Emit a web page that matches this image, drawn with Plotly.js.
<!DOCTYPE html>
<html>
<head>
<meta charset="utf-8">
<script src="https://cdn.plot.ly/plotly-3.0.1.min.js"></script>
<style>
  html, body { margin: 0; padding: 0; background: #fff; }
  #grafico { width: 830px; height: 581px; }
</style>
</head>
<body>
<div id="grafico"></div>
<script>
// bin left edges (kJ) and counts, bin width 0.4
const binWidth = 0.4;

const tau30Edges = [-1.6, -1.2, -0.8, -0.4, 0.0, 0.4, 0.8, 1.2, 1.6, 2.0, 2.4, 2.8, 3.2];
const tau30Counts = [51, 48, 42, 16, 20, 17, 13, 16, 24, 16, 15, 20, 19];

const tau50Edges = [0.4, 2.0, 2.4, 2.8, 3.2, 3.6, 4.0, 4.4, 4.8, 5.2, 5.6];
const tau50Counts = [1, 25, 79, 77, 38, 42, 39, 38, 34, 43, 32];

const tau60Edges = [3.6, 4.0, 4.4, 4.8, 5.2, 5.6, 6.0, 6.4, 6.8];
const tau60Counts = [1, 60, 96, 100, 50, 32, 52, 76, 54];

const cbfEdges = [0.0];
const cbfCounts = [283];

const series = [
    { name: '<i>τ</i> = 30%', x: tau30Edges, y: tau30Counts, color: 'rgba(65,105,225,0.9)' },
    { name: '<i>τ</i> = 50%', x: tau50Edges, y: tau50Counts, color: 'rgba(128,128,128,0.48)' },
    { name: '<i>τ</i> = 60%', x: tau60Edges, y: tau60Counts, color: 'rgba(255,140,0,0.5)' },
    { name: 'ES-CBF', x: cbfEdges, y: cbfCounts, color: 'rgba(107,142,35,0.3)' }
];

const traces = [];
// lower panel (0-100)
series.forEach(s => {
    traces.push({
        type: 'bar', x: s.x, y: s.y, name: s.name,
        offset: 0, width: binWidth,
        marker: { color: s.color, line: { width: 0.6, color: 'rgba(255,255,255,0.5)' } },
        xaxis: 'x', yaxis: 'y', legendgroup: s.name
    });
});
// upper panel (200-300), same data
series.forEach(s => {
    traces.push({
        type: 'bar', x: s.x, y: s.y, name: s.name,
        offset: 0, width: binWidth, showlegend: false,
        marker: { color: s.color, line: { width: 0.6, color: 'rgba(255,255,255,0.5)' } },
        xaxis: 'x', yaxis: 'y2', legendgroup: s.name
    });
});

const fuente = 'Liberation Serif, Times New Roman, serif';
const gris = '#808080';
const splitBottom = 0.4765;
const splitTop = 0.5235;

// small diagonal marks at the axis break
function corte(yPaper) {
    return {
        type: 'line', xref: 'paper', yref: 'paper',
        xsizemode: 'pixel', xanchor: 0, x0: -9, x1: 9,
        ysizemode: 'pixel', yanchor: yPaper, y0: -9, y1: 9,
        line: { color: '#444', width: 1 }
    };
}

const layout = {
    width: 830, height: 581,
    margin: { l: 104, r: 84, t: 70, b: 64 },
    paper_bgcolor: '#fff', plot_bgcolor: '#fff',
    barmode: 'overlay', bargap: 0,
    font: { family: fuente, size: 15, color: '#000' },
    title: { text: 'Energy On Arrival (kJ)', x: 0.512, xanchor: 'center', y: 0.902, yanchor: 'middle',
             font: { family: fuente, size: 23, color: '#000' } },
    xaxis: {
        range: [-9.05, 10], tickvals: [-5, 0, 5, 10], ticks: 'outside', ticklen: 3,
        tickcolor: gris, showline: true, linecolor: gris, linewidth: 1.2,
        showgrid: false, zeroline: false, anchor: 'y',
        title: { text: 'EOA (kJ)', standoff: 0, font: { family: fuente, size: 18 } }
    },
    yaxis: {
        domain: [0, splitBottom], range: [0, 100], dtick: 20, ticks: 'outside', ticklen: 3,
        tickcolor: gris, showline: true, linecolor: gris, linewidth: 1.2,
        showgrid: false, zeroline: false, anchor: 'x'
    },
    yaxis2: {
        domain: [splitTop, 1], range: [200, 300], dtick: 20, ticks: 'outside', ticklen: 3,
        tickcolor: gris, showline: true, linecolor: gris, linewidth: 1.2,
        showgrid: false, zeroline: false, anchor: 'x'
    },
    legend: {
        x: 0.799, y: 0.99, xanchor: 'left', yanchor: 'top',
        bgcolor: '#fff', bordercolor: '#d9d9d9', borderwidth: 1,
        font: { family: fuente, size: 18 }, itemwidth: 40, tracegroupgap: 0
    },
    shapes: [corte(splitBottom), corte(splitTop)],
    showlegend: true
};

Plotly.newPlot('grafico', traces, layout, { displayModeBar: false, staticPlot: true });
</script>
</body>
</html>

* * *

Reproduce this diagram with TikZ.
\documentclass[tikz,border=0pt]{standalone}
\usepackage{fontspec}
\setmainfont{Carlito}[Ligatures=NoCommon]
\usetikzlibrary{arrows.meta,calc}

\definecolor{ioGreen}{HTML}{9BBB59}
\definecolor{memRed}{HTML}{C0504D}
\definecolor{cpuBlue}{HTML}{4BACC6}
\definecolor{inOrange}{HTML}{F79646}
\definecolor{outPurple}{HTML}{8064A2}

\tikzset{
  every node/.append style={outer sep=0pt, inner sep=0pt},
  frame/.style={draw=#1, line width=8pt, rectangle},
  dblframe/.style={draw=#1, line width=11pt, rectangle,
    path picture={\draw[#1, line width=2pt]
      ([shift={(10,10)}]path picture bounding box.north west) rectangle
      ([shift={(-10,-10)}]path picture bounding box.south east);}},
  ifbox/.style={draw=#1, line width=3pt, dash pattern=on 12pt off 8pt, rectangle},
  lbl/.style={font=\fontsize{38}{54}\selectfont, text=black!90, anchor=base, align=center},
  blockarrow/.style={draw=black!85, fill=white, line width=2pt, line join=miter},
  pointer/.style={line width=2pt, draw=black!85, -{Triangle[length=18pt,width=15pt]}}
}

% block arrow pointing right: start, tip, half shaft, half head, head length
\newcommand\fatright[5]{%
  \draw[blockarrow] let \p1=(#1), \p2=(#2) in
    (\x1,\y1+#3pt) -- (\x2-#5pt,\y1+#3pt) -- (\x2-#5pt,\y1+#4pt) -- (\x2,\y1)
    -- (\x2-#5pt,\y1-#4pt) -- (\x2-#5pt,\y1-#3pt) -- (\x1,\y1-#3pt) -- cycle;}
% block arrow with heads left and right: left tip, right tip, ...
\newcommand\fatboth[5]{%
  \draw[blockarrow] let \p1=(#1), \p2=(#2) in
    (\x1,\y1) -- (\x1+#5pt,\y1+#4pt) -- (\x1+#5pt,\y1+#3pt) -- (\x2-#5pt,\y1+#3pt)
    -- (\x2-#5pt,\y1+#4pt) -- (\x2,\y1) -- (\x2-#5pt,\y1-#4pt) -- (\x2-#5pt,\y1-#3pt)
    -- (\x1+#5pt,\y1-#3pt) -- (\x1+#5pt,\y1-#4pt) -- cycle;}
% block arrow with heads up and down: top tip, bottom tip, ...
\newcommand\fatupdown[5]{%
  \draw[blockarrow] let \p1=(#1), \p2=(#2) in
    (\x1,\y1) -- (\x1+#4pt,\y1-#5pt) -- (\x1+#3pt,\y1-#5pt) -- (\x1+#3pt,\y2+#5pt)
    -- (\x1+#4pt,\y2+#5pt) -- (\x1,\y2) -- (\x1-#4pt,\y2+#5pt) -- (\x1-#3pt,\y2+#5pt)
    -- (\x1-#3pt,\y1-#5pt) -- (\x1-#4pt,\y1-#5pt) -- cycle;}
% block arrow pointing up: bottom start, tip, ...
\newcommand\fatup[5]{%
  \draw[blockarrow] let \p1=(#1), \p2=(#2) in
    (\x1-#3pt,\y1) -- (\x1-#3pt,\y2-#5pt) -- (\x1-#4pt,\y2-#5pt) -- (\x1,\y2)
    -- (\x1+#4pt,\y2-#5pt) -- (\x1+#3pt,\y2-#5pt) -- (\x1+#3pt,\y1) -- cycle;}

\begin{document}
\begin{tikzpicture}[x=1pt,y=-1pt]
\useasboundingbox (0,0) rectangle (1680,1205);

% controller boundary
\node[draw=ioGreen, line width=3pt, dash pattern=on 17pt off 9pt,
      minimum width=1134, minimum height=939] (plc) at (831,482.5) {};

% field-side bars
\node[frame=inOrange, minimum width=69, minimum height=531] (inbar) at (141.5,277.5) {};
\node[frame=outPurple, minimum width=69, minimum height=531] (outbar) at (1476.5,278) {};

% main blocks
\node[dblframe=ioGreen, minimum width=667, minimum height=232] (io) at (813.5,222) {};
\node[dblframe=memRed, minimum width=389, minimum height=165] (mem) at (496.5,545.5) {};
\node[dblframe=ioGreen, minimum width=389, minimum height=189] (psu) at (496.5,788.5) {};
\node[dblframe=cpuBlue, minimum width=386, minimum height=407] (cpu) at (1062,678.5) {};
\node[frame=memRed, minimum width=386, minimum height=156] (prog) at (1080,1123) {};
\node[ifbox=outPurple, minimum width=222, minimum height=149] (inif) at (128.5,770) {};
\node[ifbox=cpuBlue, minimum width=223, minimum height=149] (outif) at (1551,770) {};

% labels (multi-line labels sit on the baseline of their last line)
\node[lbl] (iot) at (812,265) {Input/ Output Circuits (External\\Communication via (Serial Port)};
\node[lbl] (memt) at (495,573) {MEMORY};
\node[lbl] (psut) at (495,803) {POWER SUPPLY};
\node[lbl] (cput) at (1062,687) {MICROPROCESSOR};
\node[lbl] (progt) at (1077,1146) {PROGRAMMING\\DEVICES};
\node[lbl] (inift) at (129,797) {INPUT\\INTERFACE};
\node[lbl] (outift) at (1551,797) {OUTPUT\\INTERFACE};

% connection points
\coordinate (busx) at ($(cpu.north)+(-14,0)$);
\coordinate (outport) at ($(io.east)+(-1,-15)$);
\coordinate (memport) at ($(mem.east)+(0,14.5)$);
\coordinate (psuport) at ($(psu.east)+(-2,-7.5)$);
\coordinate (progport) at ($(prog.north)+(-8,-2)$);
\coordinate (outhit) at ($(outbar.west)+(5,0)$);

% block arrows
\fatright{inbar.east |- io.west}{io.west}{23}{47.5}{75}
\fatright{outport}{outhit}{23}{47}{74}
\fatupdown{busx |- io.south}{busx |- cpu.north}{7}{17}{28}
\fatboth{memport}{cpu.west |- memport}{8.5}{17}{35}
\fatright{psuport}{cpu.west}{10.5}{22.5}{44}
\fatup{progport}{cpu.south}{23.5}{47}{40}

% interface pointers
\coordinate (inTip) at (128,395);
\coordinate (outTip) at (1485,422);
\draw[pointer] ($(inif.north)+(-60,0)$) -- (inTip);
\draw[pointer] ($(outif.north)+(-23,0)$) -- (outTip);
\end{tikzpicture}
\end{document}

Short problem — Everything from the line with "Emit a web page" through the line with "const binWidth = 0.4;" is to be output exactly; leave out all other lines.

Solution for this problem —
Emit a web page that matches this image, drawn with Plotly.js.
<!DOCTYPE html>
<html>
<head>
<meta charset="utf-8">
<script src="https://cdn.plot.ly/plotly-3.0.1.min.js"></script>
<style>
  html, body { margin: 0; padding: 0; background: #fff; }
  #grafico { width: 830px; height: 581px; }
</style>
</head>
<body>
<div id="grafico"></div>
<script>
// bin left edges (kJ) and counts, bin width 0.4
const binWidth = 0.4;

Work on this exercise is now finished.